Specifically, what's with the importance of opening beer bottles? As mentioned above; there are loads of ways to improvise a beer bottle opener, why sacrifice a bit of your knife if it is the serious and important tool you portend. I guess the answer to that has something to do with showing off to your junior buddies that your knife has a well cool man bottle opener. I can live without that. I do. I love it. I'd suggest to those people that they might actually get an even bigger well cool man if they didn't need to recourse to some dedicated device. Better idea; put the boys down and go hook up with a girl. If you want a beer with her borrow something from her to open them, maybe her lipstick case. Unless of course there are extra well cool man points to be had from waiving a knife around in a manly way in front of other men while you open beer.
What's with that handle:
a] It's got a lovely liability to the user built right in. Thanks for that.
b] a surely has has to preclude some carry options, including my favorite
c] It looks soddin' uncomfortable. Whilst one might test the luck at how eagerly a knife of that thickness slices imagine if you will how great it would feel in the web of the hand putting a point on a good solid stake [or any other power cutting that way]. Now consider how it felt to to do that with a CS Master Hunter handle. Make a special note of what exactly would be contacting the web of your hand in both instances. Observations like that sell themselves.
di] What's with the flat brass screws? Here I think there's a world of difference between explaining and explaining away. Sure one can open them with a coin rather than needing a star / hex bolt driver but I find that tenuous. I've never found that an issue with other knives 'cos I've had forewarning I needed one when I select that knife. As for the James Bond stowing a Krugerand up the handle or whatever that cavity is meant to be for I'm really going to laugh. When your knife is taxed off you you'll lose that. Unless of course you don't get taxed in which case better solutions present themselves. I suppose there is the possibility that the Umpa Lumpas might rush out, bag your head and cuff you, strip all your kit save your knife allowing you to Tarzan your way home. Nah, I'm not having that, too unlikely.

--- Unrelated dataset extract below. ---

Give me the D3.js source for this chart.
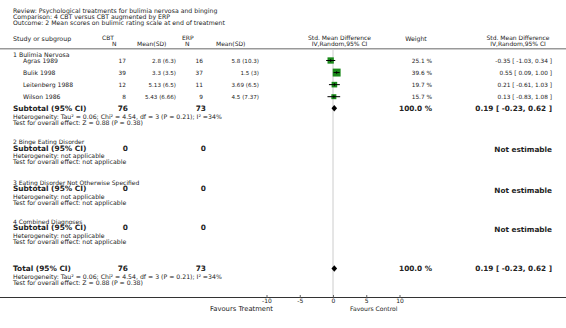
<!DOCTYPE html>
<html>
<head>
<meta charset="utf-8">
<script src="https://cdn.jsdelivr.net/npm/d3@7"></script>
<style>
  body { margin: 0; background: #fff; }
  text { font-family: "DejaVu Sans", Verdana, sans-serif; fill: #222; }
</style>
</head>
<body>
<div id="chart"></div>
<script>
// ---- data ----
var titleLines = [
    "Review:  Psychological treatments for bulimia nervosa and binging",
    "Comparison:  4 CBT versus CBT augmented by ERP",
    "Outcome:  2 Mean scores on bulimic rating scale at end of treatment"
];
var subgroups = ["1 Bulimia Nervosa", "2 Binge Eating Disorder",
    "3 Eating Disorder Not Otherwise Specified", "4 Combined Diagnoses"];
var studies = ["Agras 1989", "Bulik 1998", "Leitenberg 1988", "Wilson 1986"];
var cbtN = [17, 39, 12, 8];
var cbtMeanSD = ["2.8 (6.3)", "3.3 (3.5)", "5.13 (6.5)", "5.43 (6.66)"];
var erpN = [16, 37, 11, 9];
var erpMeanSD = ["5.8 (10.3)", "1.5 (3)", "3.69 (6.5)", "4.5 (7.37)"];
var weights = [25.1, 39.6, 19.7, 15.7];
var smd = [-0.35, 0.55, 0.21, 0.13];
var ciLow = [-1.03, 0.09, -0.61, -0.83];
var ciHigh = [0.34, 1.00, 1.03, 1.08];
var pooled = { est: 0.19, lo: -0.23, hi: 0.62, cbt: 76, erp: 73, weight: 100.0 };
var hetText = "Heterogeneity: Tau\u00B2 = 0.06; Chi\u00B2 = 4.54, df = 3 (P = 0.21); I\u00B2 =34%";
var effectText = "Test for overall effect: Z = 0.88 (P = 0.38)";
var axisTicks = [-10, -5, 0, 5, 10];

// ---- layout ----
var width = 566, height = 328;
var col = { study: 13, indent: 23, cbtN: 126, cbtMean: 176, erpN: 203, erpMean: 259, weight: 432, ci: 552 };
var loc = d3.formatLocale({ decimal: ".", thousands: ",", grouping: [3], currency: ["", ""], minus: "-" });
var fmt2 = loc.format(".2f");
var fmt1 = loc.format(".1f");

var svg = d3.select("#chart").append("svg")
    .attr("width", width)
    .attr("height", height);

var x = d3.scaleLinear().domain([-10, 10]).range([266.5, 399.5]);
var yStudy = d3.scalePoint().domain(studies).range([60.5, 96.7]);
var sqSize = d3.scaleSqrt().domain([0, 100]).range([0, 12.6]);

function txt(s, xp, yp, size, anchor, bold) {
    return svg.append("text")
        .attr("x", xp).attr("y", yp)
        .attr("dominant-baseline", "central")
        .attr("text-anchor", anchor || "start")
        .style("font-size", size + "px")
        .style("font-weight", bold ? "bold" : "normal")
        .text(s);
}

// title
titleLines.forEach(function(t, i) { txt(t, col.study, 10 + i * 6, 6.2); });

// column headers
txt("Study or subgroup", col.study, 38, 6.3);
txt("CBT", 102, 37, 6);
txt("N", 112, 43, 6);
txt("Mean(SD)", 137, 43, 6);
txt("ERP", 182, 37, 6);
txt("N", 185, 43, 6);
txt("Mean(SD)", 216, 43, 6);
txt("Std. Mean Difference", 339.5, 37.7, 6, "middle");
txt("IV,Random,95% CI", 339.5, 43.3, 6, "middle");
txt("Weight", 416, 38, 6.2, "middle");
txt("Std. Mean Difference", 518, 37.7, 6, "middle");
txt("IV,Random,95% CI", 518, 43.3, 6, "middle");

svg.append("line")
    .attr("x1", 0).attr("x2", width)
    .attr("y1", 48.7).attr("y2", 48.7)
    .attr("stroke", "#999").attr("stroke-width", 1.5);

// zero line
svg.append("line")
    .attr("x1", x(0)).attr("x2", x(0))
    .attr("y1", 50).attr("y2", 297.5)
    .attr("stroke", "#ccc").attr("stroke-width", 1);

// subgroup 1
txt(subgroups[0], col.study, 54.5, 6.2);
studies.forEach(function(s, i) {
    var yy = yStudy(s);
    txt(s, col.indent, yy, 6.1);
    txt(cbtN[i], col.cbtN, yy, 5.8, "end");
    txt(cbtMeanSD[i], col.cbtMean, yy, 5.6, "end");
    txt(erpN[i], col.erpN, yy, 5.8, "end");
    txt(erpMeanSD[i], col.erpMean, yy, 5.6, "end");
    txt(fmt1(weights[i]) + " %", col.weight, yy, 5.8, "end");
    txt(fmt2(smd[i]) + " [ " + fmt2(ciLow[i]) + ", " + fmt2(ciHigh[i]) + " ]", col.ci, yy, 5.8, "end");
});

var g = svg.append("g");
g.selectAll("rect.study")
    .data(studies)
    .enter().append("rect")
    .attr("class", "study")
    .attr("x", function(d, i) { return x(smd[i]) - sqSize(weights[i]) / 2; })
    .attr("y", function(d, i) { return yStudy(d) - sqSize(weights[i]) / 2; })
    .attr("width", function(d, i) { return sqSize(weights[i]); })
    .attr("height", function(d, i) { return sqSize(weights[i]); })
    .attr("fill", "#1a8a1a");
g.selectAll("line.ci")
    .data(studies)
    .enter().append("line")
    .attr("class", "ci")
    .attr("x1", function(d, i) { return x(ciLow[i]); })
    .attr("x2", function(d, i) { return x(ciHigh[i]); })
    .attr("y1", function(d) { return yStudy(d); })
    .attr("y2", function(d) { return yStudy(d); })
    .attr("stroke", "#000").attr("stroke-width", 1);
g.selectAll("line.tickv")
    .data(studies)
    .enter().append("line")
    .attr("class", "tickv")
    .attr("x1", function(d, i) { return x(smd[i]); })
    .attr("x2", function(d, i) { return x(smd[i]); })
    .attr("y1", function(d) { return yStudy(d) - 1.5; })
    .attr("y2", function(d) { return yStudy(d) + 1.5; })
    .attr("stroke", "#000").attr("stroke-width", 0.8);

function diamond(yy) {
    var h = 3.2;
    svg.append("path")
        .attr("d", "M" + x(pooled.lo) + "," + yy + "L" + x(pooled.est) + "," + (yy - h) +
            "L" + x(pooled.hi) + "," + yy + "L" + x(pooled.est) + "," + (yy + h) + "Z")
        .attr("fill", "#000");
}

function summaryBlock(label, yy, n1, n2, estimable, het, eff) {
    txt(label, col.study, yy, 7.4, "start", true);
    txt(n1, col.cbtN + 2, yy, 7.4, "end", true);
    txt(n2, col.erpN + 3, yy, 7.4, "end", true);
    if (estimable) {
        txt(fmt1(pooled.weight) + " %", col.weight, yy, 7.3, "end", true);
        txt(fmt2(pooled.est) + " [ " + fmt2(pooled.lo) + ", " + fmt2(pooled.hi) + " ]", col.ci, yy, 7.3, "end", true);
        diamond(yy);
    } else {
        txt("Not estimable", col.ci, yy + 1.5, 7.3, "end", true);
    }
    txt(het, col.study, yy + 7.8, 6.2);
    txt(eff, col.study, yy + 13.8, 6.2);
}

summaryBlock("Subtotal (95% CI)", 108.3, pooled.cbt, pooled.erp, true, hetText, effectText);

var emptyY = [141.5, 182, 221];
subgroups.slice(1).forEach(function(sg, i) {
    txt(sg, col.study, emptyY[i], 6);
    summaryBlock("Subtotal (95% CI)", emptyY[i] + 6.5, 0, 0, false,
        "Heterogeneity: not applicable", "Test for overall effect: not applicable");
});

summaryBlock("Total (95% CI)", 268.5, pooled.cbt, pooled.erp, true, hetText, effectText);

// axis
svg.append("line")
    .attr("x1", 0).attr("x2", width)
    .attr("y1", 297.5).attr("y2", 297.5)
    .attr("stroke", "#333").attr("stroke-width", 1);

var axis = svg.append("g")
    .attr("transform", "translate(0,297.5)")
    .call(d3.axisBottom(x).tickValues(axisTicks).tickFormat(loc.format("d"))
        .tickSizeInner(-2.5).tickSizeOuter(0).tickPadding(1));
axis.select(".domain").remove();
axis.selectAll(".tick line").attr("stroke", "#666");
axis.selectAll(".tick text")
    .style("font-size", "6px")
    .style("font-family", "DejaVu Sans, Verdana, sans-serif")
    .attr("fill", "#222");

txt("Favours Treatment", 273, 308.5, 6.8, "end");
txt("Favours Control", 350, 308.5, 6.1, "start");
</script>
</body>
</html>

dii] Brass flat screws what's to love? Well they are very elastic so they are less likely to vibrate free than steel on steel. Doesn't Loctite solve that for everyone else. But then again who wants Loctite on something they'll keep undoing. But then there's how much crap a soft brass flat screw head is willing to tolerate under a makeshift screwdriver, the raison d'être, before it just rips up. I've put up with brass flat head screws on my Big Swede because it was a very cheap knife that works brilliantly given what it is made from and it was designed long ago. For a modern fixed blade at $160 I think it is outrageous.
Notes:
Perhaps in anticipation of comments on the handle the website mentions one can wrap string or leather round the handle. I'd say while you are at it you could saw off that liability protruding from that handle and glue it in the gap on the back of the blade where some blade should be. Or of course in common with other knives one has to wrap something round the handle and saw bits off to make into a half serviceable knife, one could just buy something else to begin with.
I'm going to quit now before it starts to get to the pillory stage. It is sufficient to note that sometimes going to a bunch of places can be mutually exclusive with using and designing knives in an effective manner. There's another piece of evidence for that inherent in that knife.